Due to the high level of tourism on Mallorca, there are thousands of restaurants to choose from, with delectable Mediterranean dishes. My favorite was the arroz brut, literally translated as “dirty rice” – saffron rice cooked with vegetables and a variety of meats from chicken to pork to rabbit. As a sausage lover I also quite enjoyed the local sobrassada, as well as the ever present olives and almonds. And for breakfast, you should definitely try the local rolls called ensaimadas, together with a nice cup of hot chocolate. Yum!

Besides cave-exploring and eating, other non-beach activities on Mallorca include explorations of archaeological sites that give you a flavor of the turbulent history of this island, leisurely wanderings through the picturesque old town streets in Palma, bird-watching in the Parc Natural de s’Albufera wetlands, or admiring the large collection of artwork by the famous Spanish artist Miro at the Fundació Pilar i Joan Miró. Another popular daytime excursion is to take a boat ride through the Cabrera Archipelago National Park for scenic beauty, seabird watching, and historical interest.

And for those who enjoy nightlife, there is plenty to be had in Mallorca, especially in the capital of Palma – lots of clubs and bars of all varieties. But I enjoyed something different – a night at the famous Son Amar dinner show. The written description I was shown had made me initially think it would be some gaudy venue in town. So I was more than pleasantly surprised by the drive out of the city and arrival at the exquisitely beautiful 16th century manor house. The dinner was delicious, though the tables were very crowded. And the show itself was amazing – it was like having all of the different acts from a dozen different Las Vegas venues joined into one. There were musicians and singers of various genre, international dancers including flamenco and break-dancing, magicians of top quality, and truly amusing comedic acts. It was a great deal of fun and I would definitely do it again.
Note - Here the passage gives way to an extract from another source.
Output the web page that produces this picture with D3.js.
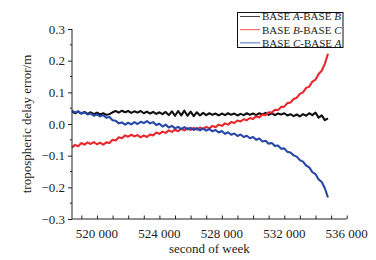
<!DOCTYPE html>
<html>
<head>
<meta charset="utf-8">
<script src="https://cdn.jsdelivr.net/npm/d3@7"></script>
<style>
  html, body { margin: 0; padding: 0; background: #fff; }
  svg { display: block; font-family: "Liberation Serif", "Times New Roman", serif; }
</style>
</head>
<body>
<svg id="chart" width="376" height="260"></svg>
<script>
// ---- data ----
const sampleStart = 518400;   // second of week of first sample
const sampleStep = 200;       // seconds between samples

const seriesNames = ["BASE A-BASE B", "BASE B-BASE C", "BASE C-BASE A"];

const baseAB = [
  0.040, 0.034, 0.039, 0.033, 0.038, 0.032, 0.037, 0.031, 0.036, 0.030,
  0.034, 0.029, 0.031, 0.037, 0.041, 0.036, 0.042, 0.037, 0.041, 0.035,
  0.040, 0.036, 0.041, 0.034, 0.039, 0.033, 0.038, 0.032, 0.037, 0.031,
  0.038, 0.028, 0.040, 0.026, 0.041, 0.027, 0.042, 0.026, 0.039, 0.025,
  0.037, 0.027, 0.035, 0.028, 0.034, 0.029, 0.033, 0.027, 0.033, 0.028,
  0.034, 0.029, 0.033, 0.027, 0.032, 0.028, 0.034, 0.029, 0.033, 0.028,
  0.034, 0.030, 0.035, 0.029, 0.034, 0.028, 0.033, 0.030, 0.034, 0.027,
  0.031, 0.025, 0.030, 0.024, 0.031, 0.026, 0.034, 0.028, 0.036, 0.020,
  0.027, 0.012, 0.018
];

const baseBC = [
  -0.074, -0.066, -0.070, -0.060, -0.065, -0.058, -0.063, -0.057, -0.064, -0.059,
  -0.065, -0.058, -0.060, -0.050, -0.052, -0.042, -0.045, -0.036, -0.040, -0.034,
  -0.039, -0.035, -0.042, -0.036, -0.041, -0.033, -0.036, -0.027, -0.031, -0.024,
  -0.028, -0.020, -0.025, -0.018, -0.023, -0.015, -0.020, -0.013, -0.019, -0.012,
  -0.018, -0.011, -0.016, -0.009, -0.014, -0.006, -0.010, -0.002, -0.006, 0.002,
  -0.002, 0.006, 0.003, 0.011, 0.008, 0.015, 0.012, 0.019, 0.016, 0.024,
  0.021, 0.030, 0.028, 0.037, 0.036, 0.045, 0.044, 0.054, 0.055, 0.066,
  0.068, 0.079, 0.083, 0.095, 0.100, 0.114, 0.118, 0.134, 0.140, 0.158,
  0.168, 0.190, 0.222
];

const baseCA = [
  0.042, 0.036, 0.040, 0.033, 0.037, 0.030, 0.033, 0.026, 0.030, 0.024,
  0.028, 0.020, 0.022, 0.012, 0.010, 0.002, 0.005, -0.002, 0.004, -0.001,
  0.006, 0.000, 0.007, 0.003, 0.009, 0.002, 0.006, -0.003, 0.001, -0.008,
  -0.002, -0.011, -0.006, -0.014, -0.009, -0.016, -0.010, -0.017, -0.012, -0.019,
  -0.013, -0.020, -0.014, -0.021, -0.016, -0.023, -0.019, -0.027, -0.022, -0.031,
  -0.026, -0.034, -0.030, -0.038, -0.033, -0.041, -0.037, -0.045, -0.041, -0.050,
  -0.046, -0.055, -0.053, -0.062, -0.060, -0.069, -0.068, -0.078, -0.077, -0.088,
  -0.090, -0.099, -0.103, -0.114, -0.119, -0.131, -0.137, -0.152, -0.158, -0.175,
  -0.183, -0.203, -0.232
];

const seriesColors = ["#111111", "#e8282c", "#2748a8"];

const xTickValues = [520000, 524000, 528000, 532000, 536000];
const yTickValues = [-0.3, -0.2, -0.1, 0.0, 0.1, 0.2, 0.3];

// ---- layout ----
const svg = d3.select("#chart");
const mLeft = 72, mRight = 346.7, mTop = 29, mBottom = 219;

const x = d3.scaleLinear().domain([518400, 536000]).range([mLeft, mRight]);
const y = d3.scaleLinear().domain([-0.3, 0.3]).range([mBottom, mTop]);

const seriesValues = [baseAB, baseBC, baseCA];
const series = seriesValues.map((vals, i) => ({
  name: seriesNames[i],
  color: seriesColors[i],
  points: vals.map((v, k) => [sampleStart + k * sampleStep, v])
}));

// lines
const line = d3.line().x(d => x(d[0])).y(d => y(d[1]));
svg.append("g").selectAll("path").data(series).join("path")
  .attr("fill", "none")
  .attr("stroke", d => d.color)
  .attr("stroke-width", 2.1)
  .attr("stroke-linejoin", "round")
  .attr("d", d => line(d.points));

// x axis (ticks inward)
const xMinor = d3.range(519000, 536001, 1000);
const xAxis = svg.append("g").attr("transform", `translate(0,${mBottom})`)
  .call(d3.axisBottom(x).tickValues(xMinor).tickSize(-3.5).tickFormat(""));
xAxis.select(".domain").attr("d", `M${mLeft},0H${mRight}`).attr("stroke", "#222");
xAxis.selectAll("line").attr("stroke", "#222");
svg.append("g").selectAll("text").data(xTickValues).join("text")
  .attr("x", d => x(d)).attr("y", 237.5)
  .attr("text-anchor", "middle")
  .attr("font-size", 13)
  .attr("fill", "#222")
  .text(d => String(d).slice(0, 3) + " " + String(d).slice(3));

// y axis (ticks outward)
const yAxis = svg.append("g").attr("transform", `translate(${mLeft},0)`)
  .call(d3.axisLeft(y).tickValues(yTickValues).tickSize(4).tickPadding(3)
    .tickFormat(d => (d < 0 ? "\u2212" : "") + Math.abs(d).toFixed(1)));
yAxis.select(".domain").attr("d", `M0,${mBottom}V${mTop}`).attr("stroke", "#222");
yAxis.selectAll("line").attr("stroke", "#222");
yAxis.selectAll("text").attr("font-size", 13).attr("font-family", "Liberation Serif, serif").attr("fill", "#222");
const yMinor = [-0.25, -0.15, -0.05, 0.05, 0.15, 0.25];
svg.append("g").selectAll("line").data(yMinor).join("line")
  .attr("x1", mLeft - 2).attr("x2", mLeft)
  .attr("y1", d => y(d)).attr("y2", d => y(d))
  .attr("stroke", "#222");

// axis titles
svg.append("text")
  .attr("x", (mLeft + mRight) / 2).attr("y", 253)
  .attr("text-anchor", "middle").attr("font-size", 13).attr("fill", "#222")
  .text("second of week");
svg.append("text")
  .attr("transform", `translate(31,${(mTop + mBottom) / 2}) rotate(-90)`)
  .attr("text-anchor", "middle").attr("font-size", 13).attr("fill", "#222")
  .text("tropospheric delay error/m");

// legend
const lg = svg.append("g");
lg.append("rect").attr("x", 237.5).attr("y", 12.5).attr("width", 105.5).attr("height", 35)
  .attr("fill", "#fff").attr("stroke", "#111").attr("stroke-width", 1);
const legendParts = [["A", "B"], ["B", "C"], ["C", "A"]];
series.forEach((s, i) => {
  const yy = 16.5 + i * 13.2;
  lg.append("line").attr("x1", 240).attr("x2", 260).attr("y1", yy).attr("y2", yy)
    .attr("stroke", s.color).attr("stroke-width", 0.8);
  const t = lg.append("text").attr("x", 262).attr("y", yy + 3.8)
    .attr("font-size", 11).attr("fill", "#222");
  t.append("tspan").text("BASE ");
  t.append("tspan").attr("font-style", "italic").text(legendParts[i][0]);
  t.append("tspan").text("-BASE ");
  t.append("tspan").attr("font-style", "italic").text(legendParts[i][1]);
});
</script>
</body>
</html>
So if you’re looking for a true beach vacation in the Mediterranean, yes, you can have it in Mallorca – but only if you enjoy crowds (which some do!). But if, like me, you prefer the other attractions, then try the slightly off-season in Mallorca (not too off-season or everything might be closed!) and get your fill of natural beauty, history and some delectable cuisine.

Note: no promotional consideration was provided or paid for this article.